### Provided data

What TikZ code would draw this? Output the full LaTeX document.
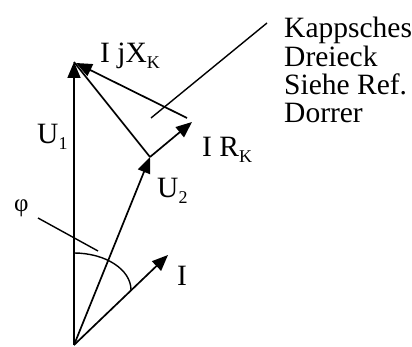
\documentclass[tikz,border=0pt]{standalone}
\usepackage{fontspec}
\setmainfont{Liberation Serif}
\usetikzlibrary{arrows.meta}
\newcommand{\mysub}[1]{\raisebox{-0.2em}{\fontsize{18}{18}\selectfont #1}}
\begin{document}
\begin{tikzpicture}[x=1pt,y=-1pt,
  vec/.style={line width=1.7pt,-{Triangle[length=16pt,width=13pt]}},
  plain/.style={line width=1.7pt},
  lbl/.style={anchor=base west,inner sep=0pt,font=\fontsize{29.5}{32}\selectfont}]
\useasboundingbox (0,0) rectangle (412,347);
\coordinate (O) at (74,345);
\coordinate (U1) at (74,62);
\coordinate (U2) at (150,157);
\coordinate (RK) at (192,122);
\coordinate (XS) at (187,118);
\coordinate (XE) at (76,63);
\coordinate (I) at (168,255);
\coordinate (K1) at (267,23);
\coordinate (K2) at (151,118);
\coordinate (P1) at (38,218);
\coordinate (P2) at (98,251);
\coordinate (A1) at (74,253);
% vectors
\draw[vec] (O) -- (U1);
\draw[vec] (O) -- (U2);
\draw[vec] (U2) -- (RK);
\draw[vec] (XS) -- (XE);
\draw[plain] (U2) -- (U1);
\draw[vec] (O) -- (I);
% angle arc
\draw[plain,line width=1.4pt] (A1) arc[start angle=-90,end angle=0,x radius=57,y radius=37];
% pointers
\draw[plain,line width=1.4pt] (P1) -- (P2);
\draw[plain,line width=1.4pt] (K1) -- (K2);
% labels
\node[lbl] (lU1) at (37,144) {U\mysub{1}};
\node[lbl] (lU2) at (157,198) {U\mysub{2}};
\node[lbl] (lX) at (100,63) {I jX\mysub{K}};
\node[lbl] (lR) at (202,157) {I R\mysub{K}};
\node[lbl] (lI) at (177,285) {I};
\node[lbl,font=\fontsize{25}{28}\selectfont] (lphi) at (14,212) {φ};
\node[lbl] (k1) at (284,38) {Kappsches};
\node[lbl] (k2) at (284,67) {Dreieck};
\node[lbl] (k3) at (284,95) {Siehe Ref.};
\node[lbl] (k4) at (284,123) {Dorrer};
\end{tikzpicture}
\end{document}
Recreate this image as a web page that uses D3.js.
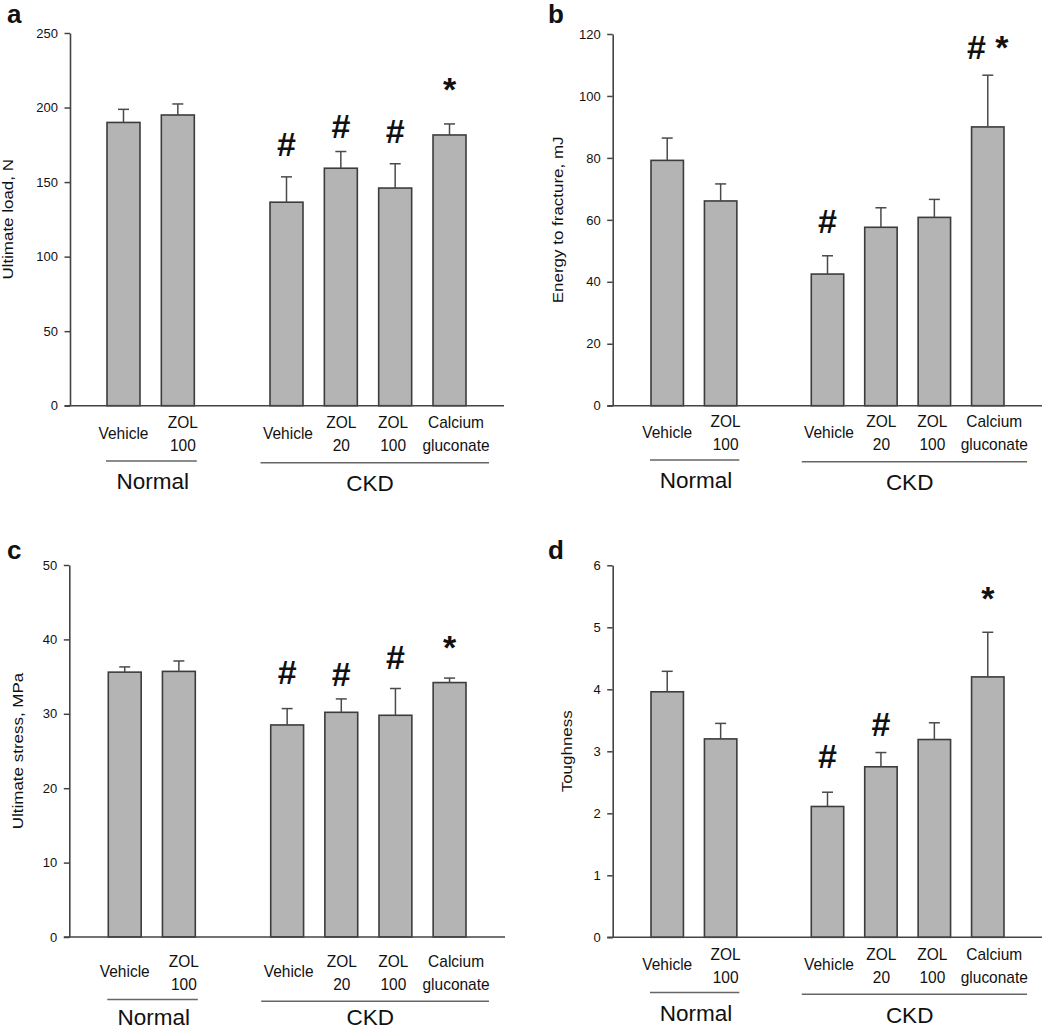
<!DOCTYPE html>
<html><head><meta charset="utf-8">
<script src="https://cdn.jsdelivr.net/npm/d3@7"></script>
<style>
body{margin:0;background:#fff}
svg{display:block}
text{font-family:"Liberation Sans",Arial,Helvetica,sans-serif}
</style>
</head><body>
<svg id="chart" width="1050" height="1031"></svg>
<script>
// ---------- DATA ----------
const slots = ["N-Vehicle","N-ZOL100","gap","CKD-Vehicle","CKD-ZOL20","CKD-ZOL100","CKD-CaGlu"];
const barSlots = ["N-Vehicle","N-ZOL100","CKD-Vehicle","CKD-ZOL20","CKD-ZOL100","CKD-CaGlu"];
const categoryLines = [["Vehicle"],["ZOL","100"],["Vehicle"],["ZOL","20"],["ZOL","100"],["Calcium","gluconate"]];
const groupNames = ["Normal","CKD"];
const groupMembers = [[0,1],[2,3,4,5]];

const loadMean = [190, 195, 136.5, 159.3, 146, 181.6];
const loadSem  = [8.8, 7.4, 17, 11.2, 16.3, 7.4];
const loadSig  = ["", "", "#", "#", "#", "*"];
const loadSigAt = [null, null, 175.6, 188, 184.6, 216.8];
const loadTicks = [0, 50, 100, 150, 200, 250];

const energyMean = [79.2, 66.1, 42.5, 57.6, 60.8, 90.0];
const energySem  = [7.2, 5.5, 5.9, 6.3, 5.8, 16.7];
const energySig  = ["", "", "#", "", "", "# *"];
const energySigAt = [null, null, 59.9, null, null, 116.1];
const energyTicks = [0, 20, 40, 60, 80, 100, 120];

const stressMean = [35.6, 35.7, 28.5, 30.2, 29.8, 34.2];
const stressSem  = [0.7, 1.4, 2.2, 1.8, 3.6, 0.6];
const stressSig  = ["", "", "#", "#", "#", "*"];
const stressSigAt = [null, null, 35.7, 35.4, 37.7, 39.9];
const stressTicks = [0, 10, 20, 30, 40, 50];

const toughMean = [3.96, 3.20, 2.11, 2.75, 3.19, 4.20];
const toughSem  = [0.33, 0.25, 0.23, 0.23, 0.27, 0.72];
const toughSig  = ["", "", "#", "#", "", "*"];
const toughSigAt = [null, null, 2.93, 3.45, null, 5.57];
const toughTicks = [0, 1, 2, 3, 4, 5, 6];

// ---------- LAYOUT ----------
const panels = [
  {letter:"a", title:"Ultimate load, N", mean:loadMean, sem:loadSem, sig:loadSig, sigAt:loadSigAt, ticks:loadTicks,
   x0:70, yTop:33, yBot:405.7, barRange:[107,466], axisEnd:504, shift:0, titleX:13, letterX:7, letterY:22.7},
  {letter:"b", title:"Energy to fracture, mJ", mean:energyMean, sem:energySem, sig:energySig, sigAt:energySigAt, ticks:energyTicks,
   x0:612.7, yTop:34, yBot:405.7, barRange:[651,1004], axisEnd:1042, shift:-1, titleX:563, letterX:548, letterY:23.3},
  {letter:"c", title:"Ultimate stress, MPa", mean:stressMean, sem:stressSem, sig:stressSig, sigAt:stressSigAt, ticks:stressTicks,
   x0:69.3, yTop:565, yBot:937, barRange:[108.3,466], axisEnd:505, shift:7.3, titleX:23, letterX:7, letterY:559.3},
  {letter:"d", title:"Toughness", mean:toughMean, sem:toughSem, sig:toughSig, sigAt:toughSigAt, ticks:toughTicks,
   x0:612.7, yTop:565.3, yBot:937.3, barRange:[651,1004], axisEnd:1042, shift:0, titleX:571.5, letterX:548, letterY:559.3}
];
const labelDx = [0, 5, 1.5, 0.5, -2, 6.5];
const H = 1031;

const svg = d3.select("#chart");
const AX = "#444";

function drawPanel(p) {
  const g = svg.append("g");
  const x = d3.scaleBand().domain(slots).range(p.barRange).paddingInner(0.393).paddingOuter(0);
  const y = d3.scaleLinear().domain([0, d3.max(p.ticks)]).range([p.yBot, p.yTop]);
  const bw = x.bandwidth();

  // panel letter
  g.append("text").attr("x", p.letterX).attr("y", p.letterY)
    .attr("font-size", 26).attr("font-weight", "bold").attr("fill", "#111").text(p.letter);

  // y title
  g.append("text")
    .attr("transform", `translate(${p.titleX},${(p.yTop + p.yBot) / 2}) rotate(-90) scale(1.13,1)`)
    .attr("text-anchor", "middle").attr("font-size", 15).attr("fill", "#111").text(p.title);

  // y axis
  const ax = g.append("g").attr("transform", `translate(${p.x0},0)`)
    .call(d3.axisLeft(y).tickValues(p.ticks).tickFormat(d3.format("d"))
      .tickSize(5.5).tickSizeOuter(0).tickPadding(6.5));
  ax.attr("font-family", null).attr("font-size", null);
  ax.select(".domain").attr("stroke", AX).attr("stroke-width", 1.6);
  ax.selectAll(".tick line").attr("stroke", AX).attr("stroke-width", 1.5);
  ax.selectAll(".tick text").attr("font-size", 13).attr("fill", "#111");

  const data = barSlots.map((s, i) => ({slot:s, mean:p.mean[i], sem:p.sem[i], sig:p.sig[i], sigAt:p.sigAt[i], lines:categoryLines[i], dx:labelDx[i]}));

  // bars
  g.append("g").selectAll("rect").data(data).join("rect")
    .attr("x", d => x(d.slot)).attr("width", bw)
    .attr("y", d => y(d.mean)).attr("height", d => y(0) - y(d.mean))
    .attr("fill", "#b4b4b4").attr("stroke", "#3c3c3c").attr("stroke-width", 1.6);

  // error bars (upper only)
  const eb = g.append("g").attr("stroke", "#4a4a4a").attr("stroke-width", 1.5);
  eb.selectAll("line.v").data(data).join("line").attr("class", "v")
    .attr("x1", d => x(d.slot) + bw / 2).attr("x2", d => x(d.slot) + bw / 2)
    .attr("y1", d => y(d.mean)).attr("y2", d => y(d.mean + d.sem));
  eb.selectAll("line.c").data(data).join("line").attr("class", "c")
    .attr("x1", d => x(d.slot) + bw / 2 - 5.5).attr("x2", d => x(d.slot) + bw / 2 + 5.5)
    .attr("y1", d => y(d.mean + d.sem)).attr("y2", d => y(d.mean + d.sem));

  // x axis baseline
  g.append("line").attr("x1", p.x0 - 5.5).attr("x2", p.axisEnd)
    .attr("y1", y(0)).attr("y2", y(0)).attr("stroke", AX).attr("stroke-width", 1.6);

  // significance markers
  g.append("g").selectAll("text").data(data.filter(d => d.sig)).join("text")
    .attr("x", d => x(d.slot) + bw / 2)
    .attr("y", d => y(d.sigAt) + (d.sig.startsWith("#") ? 12.5 : 18.5))
    .attr("text-anchor", "middle").attr("font-size", 34).attr("font-weight", "bold")
    .attr("fill", "#111").attr("xml:space", "preserve").text(d => d.sig);

  // category labels
  const base = y(0) + p.shift;
  data.forEach(d => {
    const cx = x(d.slot) + bw / 2 + d.dx;
    const offs = d.lines.length === 1 ? [33] : [22.5, 45.5];
    d.lines.forEach((ln, k) => {
      g.append("text").attr("transform", `translate(${cx},${base + offs[k]}) scale(1,1.12)`)
        .attr("text-anchor", "middle").attr("font-size", 15.5).attr("fill", "#111").text(ln);
    });
  });

  // group lines and labels
  groupNames.forEach((name, gi) => {
    const mem = groupMembers[gi];
    const first = x(barSlots[mem[0]]), last = x(barSlots[mem[mem.length - 1]]) + bw;
    const isCKD = gi === 1;
    const lx1 = first - (isCKD ? 9.5 : 1), lx2 = last + (isCKD ? 23 : 2.5);
    const ly = base + (isCKD ? 57 : 55.3);
    g.append("line").attr("x1", lx1).attr("x2", lx2).attr("y1", ly).attr("y2", ly)
      .attr("stroke", "#666").attr("stroke-width", 1.5);
    const gc = (first + bw / 2 + last - bw / 2) / 2 + 2;
    const ty = Math.min(base + (isCKD ? 85.5 : 83.5), H - 6);
    g.append("text").attr("x", gc).attr("y", ty)
      .attr("text-anchor", "middle").attr("font-size", 22.5).attr("fill", "#111").text(name);
  });
}

panels.forEach(drawPanel);
</script>
</body></html>
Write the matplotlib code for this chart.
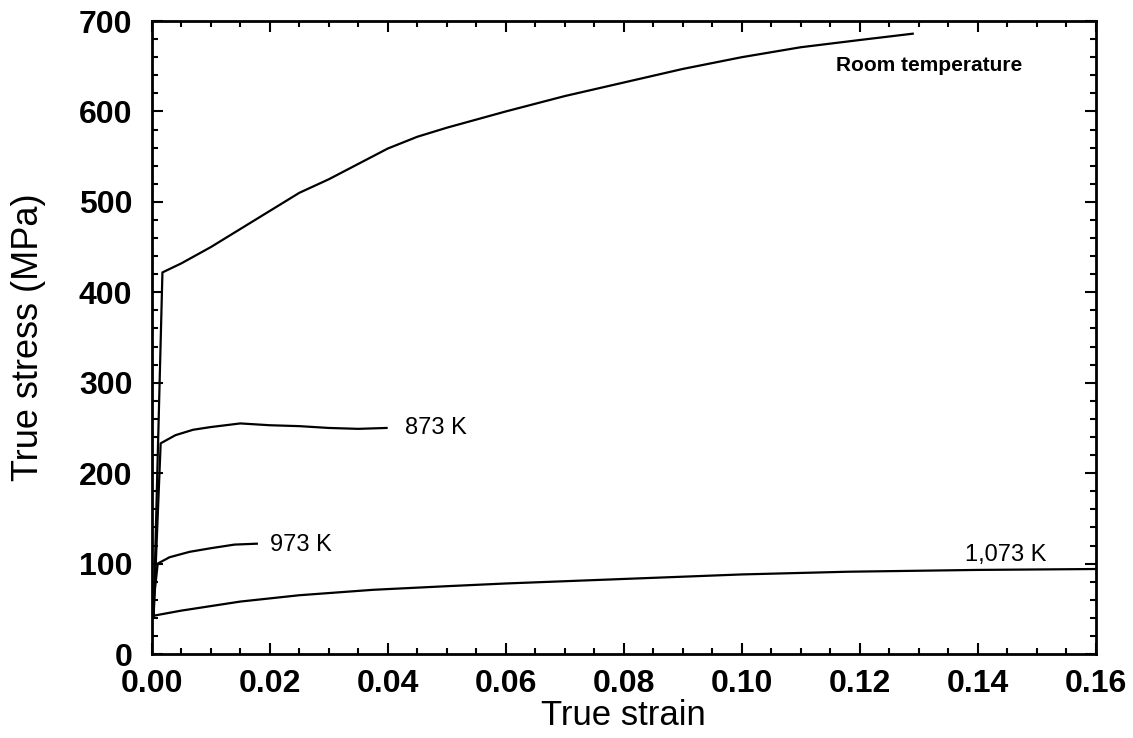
import matplotlib.pyplot as plt
from matplotlib.ticker import MultipleLocator

plt.rcParams['font.family'] = ['Liberation Sans', 'DejaVu Sans']

# curves (true strain, true stress MPa)
room_strain = [0.0003, 0.0018, 0.005, 0.01, 0.015, 0.02, 0.025, 0.03, 0.035, 0.04,
               0.045, 0.05, 0.06, 0.07, 0.08, 0.09, 0.10, 0.11, 0.12, 0.129]
room_stress = [40, 422, 432, 450, 470, 490, 510, 525, 542, 559,
               572, 582, 600, 617, 632, 647, 660, 671, 679, 686]

k873_strain = [0.0003, 0.0015, 0.004, 0.007, 0.01, 0.015, 0.02, 0.025, 0.03, 0.035, 0.0398]
k873_stress = [40, 233, 242, 248, 251, 255, 253, 252, 250, 249, 250]

k973_strain = [0.0, 0.001, 0.003, 0.0064, 0.01, 0.014, 0.0178]
k973_stress = [40, 100, 107, 113, 117, 121, 122]

k1073_strain = [0.0, 0.005, 0.015, 0.025, 0.0375, 0.05, 0.06, 0.08, 0.10, 0.118, 0.14, 0.16]
k1073_stress = [42, 48, 58, 65, 71, 75, 78, 83, 88, 91, 93, 94]

fig = plt.figure(figsize=(11.33, 7.38), dpi=100)
ax = fig.add_axes([0.134, 0.1138, 0.833, 0.8577])

for xs, ys in [(room_strain, room_stress), (k873_strain, k873_stress),
               (k973_strain, k973_stress), (k1073_strain, k1073_stress)]:
    ax.plot(xs, ys, color='black', lw=1.6)

ax.text(0.1160, 651, 'Room temperature', fontsize=15, fontweight='bold', va='center')
ax.text(0.0430, 250, '873 K', fontsize=17, va='center')
ax.text(0.0200, 121, '973 K', fontsize=17, va='center')
ax.text(0.1378, 109, '1,073 K', fontsize=17, va='center')

ax.set_xlim(0, 0.16)
ax.set_ylim(0, 700)
ax.xaxis.set_major_locator(MultipleLocator(0.02))
ax.xaxis.set_minor_locator(MultipleLocator(0.005))
ax.yaxis.set_major_locator(MultipleLocator(100))
ax.yaxis.set_minor_locator(MultipleLocator(20))
ax.set_xticks(ax.get_xticks())
ax.set_xticklabels([f'{v:.2f}' for v in ax.get_xticks()])
ax.set_xlim(0, 0.16)

ax.tick_params(which='both', direction='in', top=True, right=True, width=1.5)
ax.tick_params(which='major', length=8, labelsize=23)
ax.tick_params(axis='y', which='major', pad=14)
ax.tick_params(axis='x', which='major', pad=11)
ax.tick_params(which='minor', length=4)
for lab in ax.get_xticklabels() + ax.get_yticklabels():
    lab.set_fontweight('bold')
for sp in ax.spines.values():
    sp.set_linewidth(2)

ax.set_xlabel('True strain', fontsize=25, labelpad=0)
ax.set_ylabel('True stress (MPa)', fontsize=26, labelpad=24)

fig.savefig('out.png', dpi=100)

######

> [Work required]: Write out exactly the lines from the one that has "Write the matplotlib code for this chart." down to the one that has "k973_stress = [40, 100, 107, 113, 117, 121, 122]", including both. Pictures stay out of the copy.

> [Correct answer]:
Write the matplotlib code for this chart.
import matplotlib.pyplot as plt
from matplotlib.ticker import MultipleLocator

plt.rcParams['font.family'] = ['Liberation Sans', 'DejaVu Sans']

# curves (true strain, true stress MPa)
room_strain = [0.0003, 0.0018, 0.005, 0.01, 0.015, 0.02, 0.025, 0.03, 0.035, 0.04,
               0.045, 0.05, 0.06, 0.07, 0.08, 0.09, 0.10, 0.11, 0.12, 0.129]
room_stress = [40, 422, 432, 450, 470, 490, 510, 525, 542, 559,
               572, 582, 600, 617, 632, 647, 660, 671, 679, 686]

k873_strain = [0.0003, 0.0015, 0.004, 0.007, 0.01, 0.015, 0.02, 0.025, 0.03, 0.035, 0.0398]
k873_stress = [40, 233, 242, 248, 251, 255, 253, 252, 250, 249, 250]

k973_strain = [0.0, 0.001, 0.003, 0.0064, 0.01, 0.014, 0.0178]
k973_stress = [40, 100, 107, 113, 117, 121, 122]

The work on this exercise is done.